École : la tentation du sanctuaire


En vingt ans, dix plans ! La violence à l'école devrait être, depuis longtemps, réduite à rien. Les plans se succèdent au rythme des faits divers les plus graves. À celui de Jospin succède celui de Bayrou, qui lance l'idée de « l'école sanctuaire ». Plans Allègre, Lang, Ferry, Darcos, on en oublie, et, aujourd'hui, Luc Chatel. Il convoque à Paris, ce matin, des états généraux. On sonne le tocsin face à l'insupportable litanie des bagarres entre élèves, viols, rackets, coups de couteau, règlements de comptes entre bandes, professeurs violentés.

Collèges et lycées ne sont pourtant pas, chaque matin, à feu et à sang. Les historiens de la chose observent avec une certaine philosophie que la violence scolaire est aussi vieille que l'école elle-même. Que, sous le célèbre Jules Ferry, on assistait à des révoltes massives contre le lycée caserne napoléonien et ses châtiments corporels. Il fallait que la maréchaussée s'en mêle. Simplement, cette violence, au gré des époques, change de registre et de nature.

Tenues pour simples faits divers, passées sous silence afin de préserver la réputation des établissements concernés, les « castagnes » scolaires sévères sont analysées comme des faits de société symbolisant tous les malaises de l'Éducation nationale. Les politiques se sentent sommés d'y répondre, face à l'inquiétude exacerbée des parents et des enseignants. C'est la règle désormais. Un fait divers médiatiquement retentissant engendre des déclarations martiales et tonitruantes, avec promesses miraculeuses. Portiques, fouilles, patrouilles, caméras... La violence ne passera pas, foi de ministre, même si, par ailleurs, par souci de gestion des finances publiques, le même ministre supprime postes de surveillants et d'enseignants. Et si le ministre n'y suffit pas, on lui adjoint un « Monsieur sécurité ».

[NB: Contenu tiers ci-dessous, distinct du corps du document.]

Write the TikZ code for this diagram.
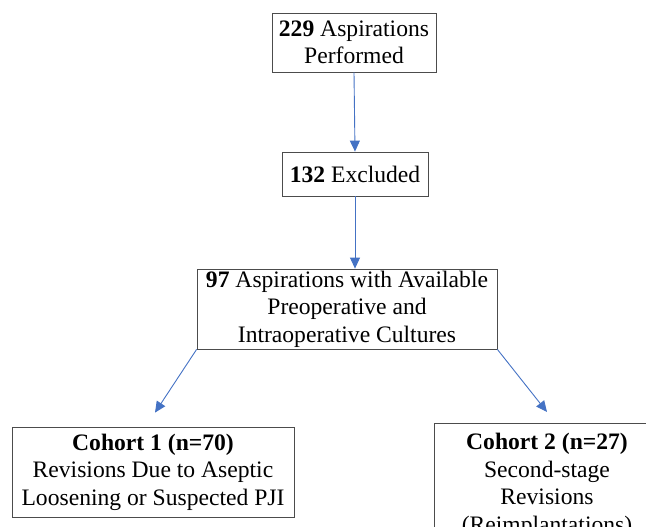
\documentclass[tikz,border=0pt]{standalone}
\usepackage{fontspec}
\setmainfont{Liberation Serif}
\usepackage{tikz}
\usetikzlibrary{arrows.meta}
\definecolor{flowblue}{HTML}{4472C4}

\begin{document}
\begin{tikzpicture}[x=1pt, y=-1pt,
    box/.style={draw=black!70, line width=0.8pt, align=center, inner sep=0pt,
      font=\fontsize{23.6}{27.5}\selectfont},
    link/.style={draw=flowblue, line width=0.9pt, -{Triangle[width=10pt, length=11pt]}}]
      \useasboundingbox (0, 0) rectangle (646, 527);
      \clip (0, 0) rectangle (646, 527);
      \node[box, minimum width=164pt, minimum height=59pt] (performed) at (354, 42.5) {\textbf{229} Aspirations\\Performed};
      \node[box, minimum width=146pt, minimum height=44pt] (excluded) at (355, 174) {\textbf{132} Excluded};
      \node[box, minimum width=300pt, minimum height=80pt] (cultures) at (347, 309) {\textbf{97} Aspirations with Available\\Preoperative and\\Intraoperative Cultures};
      \node[box, minimum width=282pt, minimum height=90pt] (cohortone) at (153, 472) {\textbf{Cohort 1 (n=70)}\\Revisions Due to Aseptic\\Loosening or Suspected PJI};
      \node[box, minimum width=226pt, inner ysep=10pt, anchor=north] (cohorttwo) at (547, 423) {\textbf{Cohort 2 (n=27)}\\Second-stage\\Revisions\\(Reimplantations)};
      \draw[link] (performed.south) -- (excluded.north);
      \draw[link] (excluded.south) -- (excluded.south |- cultures.north);
      \draw[link] (cultures.south west) -- ([xshift=2pt, yshift=14pt]cohortone.north);
      \draw[link] (cultures.south east) -- ([yshift=11pt]cohorttwo.north);
    \end{tikzpicture}
\end{document}
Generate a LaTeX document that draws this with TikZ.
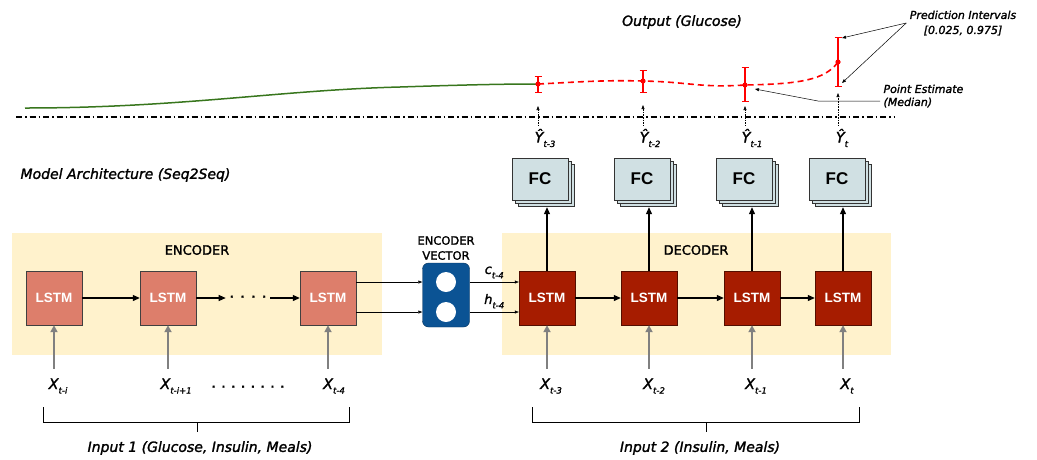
\documentclass[tikz,border=0pt]{standalone}
\usepackage{fontspec}
\setmainfont{DejaVu Sans}[FakeBold=1.6, ItalicFeatures={FakeBold=1.6}]
\newfontfamily\boxfont{Liberation Sans}
\usetikzlibrary{arrows.meta, positioning, calc, shadows}
\definecolor{encred}{HTML}{DD7E6B}
\definecolor{decred}{HTML}{A61C00}
\definecolor{vecblue}{HTML}{0B5394}
\definecolor{fccyan}{HTML}{D0E0E3}
\definecolor{panelyellow}{HTML}{FFF2CC}
\definecolor{curvegreen}{HTML}{38761D}
\definecolor{inputgray}{HTML}{808080}
\newcommand{\lowsub}[1]{\raisebox{-4.5pt}{\fontsize{8.5}{8.5}\selectfont #1}}

\tikzset{
  lstm/.style={draw=black!75, minimum width=56pt, minimum height=54pt, text=white, font=\boxfont\bfseries\fontsize{13.5}{13.5}\selectfont},
  enclstm/.style={lstm, fill=encred},
  declstm/.style={lstm, fill=decred, draw=decred!50!black},
  fcbox/.style={draw=black!80, fill=fccyan, minimum width=56pt, minimum height=42pt, font=\boxfont\bfseries\fontsize{17}{17}\selectfont, double copy shadow={shadow xshift=3pt, shadow yshift=-3pt}},
  flow/.style={-{Triangle[length=7pt,width=6pt]}, line width=1.1pt},
  inarrow/.style={-{Triangle[length=7pt,width=7pt]}, line width=1.8pt, inputgray},
  thinarrow/.style={-{Triangle[length=4pt,width=3pt]}, line width=0.5pt},
  dotarrow/.style={-{Triangle[length=4pt,width=3pt]}, densely dotted, line width=0.6pt},
  errbar/.style={red, line width=1.2pt, {Bar[width=7pt]}-{Bar[width=7pt]}},
  lbl/.style={font=\itshape\fontsize{14}{16}\selectfont},
  xlbl/.style={font=\itshape\fontsize{14.5}{16}\selectfont},
  panellbl/.style={font=\fontsize{13}{15}\selectfont},
}

\begin{document}
\begin{tikzpicture}[x=1pt, y=-1pt]
  \useasboundingbox (0,0) rectangle (1037,459);

  % output part
  \draw[curvegreen, line width=1.5pt] (25,108) .. controls (180,108) and (280,90) .. (400,87) .. controls (460,85) and (500,84) .. (537,84);
  \coordinate (m1) at (538,84);
  \coordinate (m2) at (643,81);
  \coordinate (m3) at (745,85);
  \coordinate (m4) at (838,62);
  \draw[red, line width=1.6pt, dash pattern=on 6pt off 4pt] (m1) .. controls (580,82) and (600,80) .. (m2) .. controls (690,82) and (700,88) .. (m3) .. controls (800,84) and (825,80) .. (m4);
  \foreach \x/\lo/\hi in {538/76/93, 643/70/93, 745/67/102, 838/37/87}
    \draw[errbar] (\x,\lo) -- (\x,\hi);
  \foreach \i in {1,...,4}
    \fill[red] (m\i) circle (2.6pt);
  \draw[line width=1.2pt, dash pattern=on 6pt off 3pt on 1.5pt off 3pt] (16,117) -- (895,117);

  \node[lbl] (out) at (682,22) {Output (Glucose)};
  \node[font=\itshape\fontsize{11}{15}\selectfont, align=center] (pi) at (963,23) {Prediction Intervals\\{[0.025, 0.975]}};
  \node[font=\itshape\fontsize{11}{13}\selectfont, align=left, anchor=west] (pe) at (880,96) {Point Estimate\\(Median)};
  \coordinate (pihi) at (842,38);
  \coordinate (pilo) at (842,83);
  \coordinate (bend) at (818,101);
  \draw[thinarrow] (pi.west) -- (pihi);
  \draw[thinarrow] (pi.west) -- (pilo);
  \draw[thinarrow] (pe.west |- bend) -- (bend) -- ($(m3)+(10,4)$);

  % predictions
  \node[xlbl] (yh1) at (545,138) {Ŷ\lowsub{t-3}};
  \node[xlbl] (yh2) at (650,138) {Ŷ\lowsub{t-2}};
  \node[xlbl] (yh3) at (752,138) {Ŷ\lowsub{t-1}};
  \node[xlbl] (yh4) at (842,138) {Ŷ\lowsub{t}};
  \foreach \i/\t in {1/106, 2/105, 3/106, 4/93}
    \draw[dotarrow] (yh\i.north -| m\i) -- (m\i |- 0,\t);

  \node[lbl, anchor=west] (arch) at (17,175) {Model Architecture (Seq2Seq)};

  % panels
  \fill[panelyellow] (12,233) rectangle (382,355);
  \fill[panelyellow] (502,233) rectangle (891,355);
  \node[panellbl] (enc) at (197,250) {ENCODER};
  \node[panellbl] (dec) at (696,250) {DECODER};

  % encoder
  \node[enclstm] (e1) at (54,298) {LSTM};
  \node[enclstm] (e2) at (168,298) {LSTM};
  \node[enclstm] (e3) at (328,298) {LSTM};
  \node[font=\bfseries, inner sep=4pt] (edots) at (248,298) {·\hspace{7pt}·\hspace{7pt}·\hspace{7pt}·};
  \draw[flow] (e1) -- (e2);
  \draw[flow] (e2) -- (edots);
  \draw[flow] (edots) -- (e3);

  % encoder vector
  \node[panellbl, font=\fontsize{11.5}{15}\selectfont, align=center] (evlbl) at (446,248) {ENCODER\\VECTOR};
  \node[draw=vecblue!60!black, fill=vecblue, rounded corners=6pt, minimum width=47pt, minimum height=64pt] (ev) at (446,295) {};
  \node[circle, fill=white, minimum size=20pt, inner sep=0pt] (c1) at (446,282) {};
  \node[circle, fill=white, minimum size=20pt, inner sep=0pt] (c2) at (446,312) {};

  % decoder
  \node[declstm] (d1) at (547,298) {LSTM};
  \node[declstm] (d2) at (649,298) {LSTM};
  \node[declstm] (d3) at (752,298) {LSTM};
  \node[declstm] (d4) at (843,298) {LSTM};
  \draw[flow] (d1) -- (d2);
  \draw[flow] (d2) -- (d3);
  \draw[flow] (d3) -- (d4);

  \draw[thinarrow] (e3.east |- c1) -- (ev.west |- c1);
  \draw[thinarrow] (e3.east |- c2) -- (ev.west |- c2);
  \draw[thinarrow] (ev.east |- c1) -- (d1.west |- c1) node[xlbl, midway, above, font=\itshape\fontsize{13}{15}\selectfont] {c\lowsub{t-4}};
  \draw[thinarrow] (ev.east |- c2) -- (d1.west |- c2) node[xlbl, midway, above, font=\itshape\fontsize{13}{15}\selectfont] {h\lowsub{t-4}};

  % FC layers
  \node[fcbox] (f1) at (540,179) {FC};
  \node[fcbox] (f2) at (642,179) {FC};
  \node[fcbox] (f3) at (744,179) {FC};
  \node[fcbox] (f4) at (837,179) {FC};
  \foreach \i in {1,...,4}
    \draw[flow] (d\i.north) -- ($(d\i.north |- f\i.south)+(0,7)$);

  % inputs
  \node[xlbl] (xe1) at (58,386) {X\lowsub{t-i}};
  \node[xlbl] (xe2) at (176,386) {X\lowsub{t-i+1}};
  \node[font=\bfseries] (xdots) at (248,388) {·\hspace{6pt}·\hspace{6pt}·\hspace{6pt}·\hspace{6pt}·\hspace{6pt}·\hspace{6pt}·\hspace{6pt}·};
  \node[xlbl] (xe3) at (334,386) {X\lowsub{t-4}};
  \node[xlbl] (xd1) at (551,386) {X\lowsub{t-3}};
  \node[xlbl] (xd2) at (654,386) {X\lowsub{t-2}};
  \node[xlbl] (xd3) at (756,386) {X\lowsub{t-1}};
  \node[xlbl] (xd4) at (847,386) {X\lowsub{t}};
  \foreach \i in {1,2,3}
    \draw[inarrow] ($(e\i.south |- xe\i.north)+(0,-6)$) -- (e\i.south);
  \foreach \i in {1,...,4}
    \draw[inarrow] ($(d\i.south |- xd\i.north)+(0,-6)$) -- (d\i.south);

  \draw[line width=0.6pt] (43,407) -- (43,422) -- (349,422) -- (349,407);
  \draw[line width=0.6pt] (197,422) -- (197,432);
  \draw[line width=0.6pt] (532,407) -- (532,422) -- (859,422) -- (859,407);
  \draw[line width=0.6pt] (706,422) -- (706,432);
  \node[lbl] (in1) at (200,448) {Input 1 (Glucose, Insulin, Meals)};
  \node[lbl] (in2) at (700,448) {Input 2 (Insulin, Meals)};
\end{tikzpicture}
\end{document}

Les plans se succèdent ainsi en vain, puisqu'à une question particulièrement complexe on offre des solutions de court terme, difficilement applicables. La première de toutes est la tentation du sanctuaire, façon Bayrou, ou plutôt de la ligne Maginot. La violence est extérieure à l'école : empêchons-la de passer. Barricadons-nous derrière nos grilles. L'établissement se métamorphose en bunker, ce qui a pour effet premier d'accroître l'autre violence, la violence interne, engendrée par un système très sélectif, qui trie les élèves et en oriente vers des filières professionnelles malheureusement dévalorisées. On observe ainsi la masse montante des jeunes décrocheurs, psychologiquement en souffrance, pour qui la violence, disent les spécialistes, est une réponse à leur propre angoisse.

L'autre illusion est de croire que cette question ne concerne, après tout, que les établissements des quartiers dits sensibles. Les statistiques affirment que la moitié des incidents les concernent. Mais on passe sous silence le fait majeur qui n'est pas la violence physique, mais toutes ces incivilités qui gâchent la vie scolaire et dépriment les enseignants.

Ce dont on parle le moins dans ce débat permanent sur les violences à l'école, c'est de l'essentiel, de l'affaiblissement de l'institution elle-même, de la dévalorisation des savoirs, des pertes d'autorité et de respect. Cet affaiblissement est accentué dans les établissements les plus fragiles, en banlieue, là où les enseignants, jeunes, souvent mal formés, ne restent pas. L'élève y est chez lui. Le professeur est de passage.